Hugh Miller lived from 10 October 1802 to 24 December 1856. Usually described as a "geologist and writer", Miller's life and work still gives rise to controversy and heated debate, especially about the tensions between his work as a geologist and paleontologist on the one hand, and his deeply held religious beliefs on the other. The wider picture in Scotland at the time is set out in our Historical Timeline.
Hugh Miller was the elder son of Hugh and Harriet Miller and was born in Cromarty, on the Black Isle. His father was a ship's captain, and was lost at sea when Hugh was five. Hugh's formal education was restricted by the family's financial circumstances and came to an end after what some have described as a violent disagreement between the able but lazy child and the local schoolmaster.
Hugh's interest in the world around him had been prompted and maintained by two uncles, and at the age of 17, Hugh apprenticed himself to a stonemason, using his spare time to continue his education in the fields of natural history and literature. His interest in geology arose in part because of his work as a mason and in part because of his growing love of the history of the Highlands.
In 1834 Miller, by now suffering from silicosis as a result of his work as a mason, became an accountant in a bank in Cromarty. Miller had already published a book of poems, in 1829, but in 1835 he published the book that was to draw him to the attention of the wider scientific community in Scotland, Scenes and Legends of the North of Scotland. In 1837 Hugh Miller married Lydia Fraser, an author of children's books. From 1839 Miller became involved in the increasingly fierce debates that led to the 1843 Disruption of the Church of Scotland over who had the power to appoint ministers (the congregations or the wealthy landowners) and the seceding from it of the Free Kirk. In 1840 he was invited to live in Edinburgh and edit The Witness, a highly influential journal that did much to bring about the Free Kirk.
Shortly after arriving in Edinburgh, Miller attended a meeting of the British Association for the Advancement of Science where he was able to meet the leading British paleontologists of the day. One result was his realisation that in his earlier work on sandstone as a mason, he had discovered fossils that overturned a number of the accepted truths. The result was the publication in 1841 of the first of his three books on geology, The Old Red Sandstone. The others were Footprints of the Creator (1850) and The Testimony of the Rocks (1856).
Miller also wrote a number of other books. These are First Impressions of England and its People (1847); the modestly entitled My Schools and Schoolmasters, an autobiography of remarkable interest (1854); and The Cruise of the Betsey (1857).

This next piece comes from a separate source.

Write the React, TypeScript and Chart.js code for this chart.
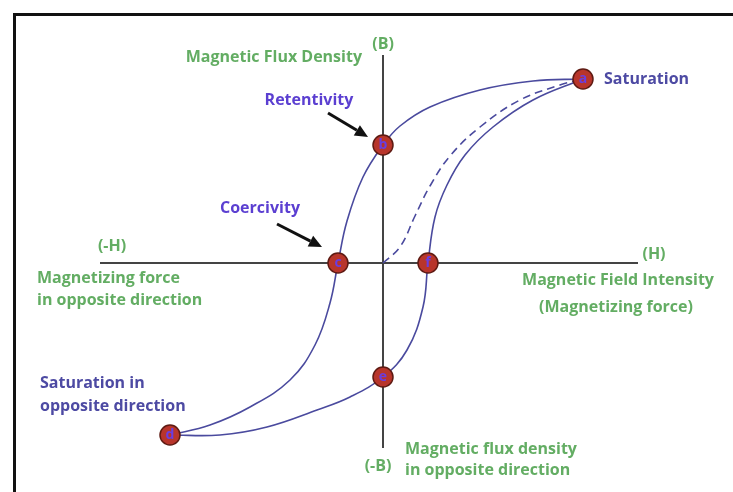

The last of these carries the full title of The Cruise of the Betsey, or a Summer Holiday in the Hebrides, with Rambles of a Geologist or Ten Thousand Miles over the Fossiliferous Deposits of Scotland. It brings together Miller's accounts of his travels across Scotland, and was published by his wife Lydia after his death. Hugh Miller shot himself at his home in Edinburgh on Christmas Eve 1856, after checking the final proofs of his book The Testimony of the Rocks. Some say he did so because he could no longer reconcile his scientific work with his religious beliefs. Some say he did so because of overwork and stress. Some say he did so because of his recognition of the effects of a degenerative brain illness that only came to light during his post mortem.
Whatever the reason or reasons, his legacy remains in his books, and in his collection of 6,000 fossils, which went on to form the core of the collection at the National Museum of Scotland in Edinburgh. And his legacy is particularly strong in his home town of Cromarty, at Hugh Miller's Birthplace Cottage & Museum.